Ghulam Sughra Solangi – A Woman of Courage

Ghulam Sughram SolangiImagine you are woman. It is not very difficult to do so if you are already one. Now imagine you are a twelve year old girl. Not too difficult either, if you are already one, although I pretty much doubt you would be reading this if you are a twelve year old girl. If so, congratulations, because this is about you… well, not exactly about you, but about us all. Now let’s say you are that twelve year old girl living somewhere with your parents and you want an education because you are illiterate, but you are forced to get married to a man older than you. Then you deliver your first child at age 13 and your second at age 15. By the time you are 20 years old your husband abandons you and your children. You get divorced… That may seem very unlikely to happen in certain parts of the world, like in Europe, for instance, but unfortunately that is not so uncommon in other parts of the world. If you don’t believe it, let me tell you that is exactly what happened to Ghulam Sughra Solangi when she was a child.
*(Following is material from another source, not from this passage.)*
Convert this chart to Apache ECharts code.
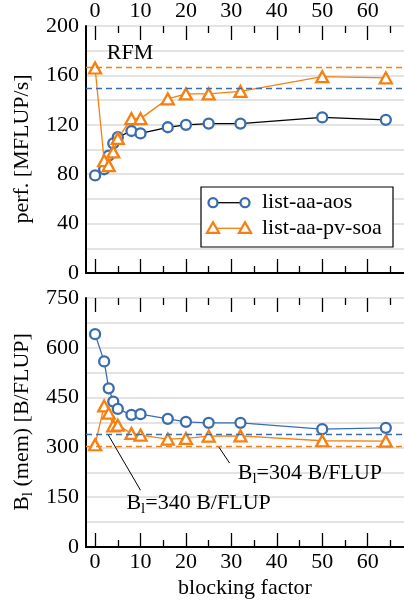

Ghulam Sughra Solangi was born in a little village in Pakistan in 1970. After her ordeal as a child and a young woman (she was just about to commit suicide), she decided she wanted to be on her own with her two children and something got into her head that turned her nerves to steel. She wanted to get an education despite all difficulties and oppositions. At age 31, Sughra completed a Bachelor in Education and later in 2003 she earned a Masters in Sociology. Sughra has helped thousands of rural women in Pakistan. She is the Founder and CEO of Marvi Rural Development Organization (http://marvi.org.pk/) and received the International Women of Courage Award in 2011.

The reason why I chose to write about Ghulam Sughra Solangi needs an explanation. A couple of years ago, Dr Amit Nagpal from India and I started a series of articles on great people, but we stopped writing for over a year. Then we decided to come back to our collaboration and we chose to write about great women. He would choose a woman from the Western World and I would choose a woman from the Eastern World. My surprise was that, generally speaking, if you search on the Internet, you realise there is a lot more of information about “great” men in history than “great” women and even more information about Western women than Eastern women. In other words, it seems there have not been great women in history, which is not true of course. So, I said to myself, there must be a woman from the East I can write about and she must be alive. There you go! I didn’t choose Ghulam Sughra Solangi because of her great achievements in life or because she received many different awards. I chose her because, to me, she represents millions of women in the world who struggle and, against all odds, they thrive.

I like to write about people I know or people I am somehow in touch with. That is why I tried to contact Sughra via email a couple of weeks ago, but I wasn’t succesful. So, by the time I write these lines I just know about her because of what I read on the Internet. However, she reminds me of another woman I met some years ago, Tina Kpan from Liberia, a woman of courage and a Social Worker who is helping lots of children in her country.

The world is full of people who are not famous, but they really do great things. Learning how to see those things is not an easy task, specially in a world full of too much negative information. I am a man and like me, there are millions of men in the world. I am not a woman, but I can’t help acknowledging all of those women in the world who make the planet a better place. I really tried to imagine I was a twelve year old girl forced to get married and deprived from education. It is a hard thing to do and I would not like to be on her shoes. But knowing that the little girl kept going and thrived by helping other girls and women, that inspired me and I think I made the right choice to write about Sughra, because this article, in the end, is not about her, it is not about women. It is about us!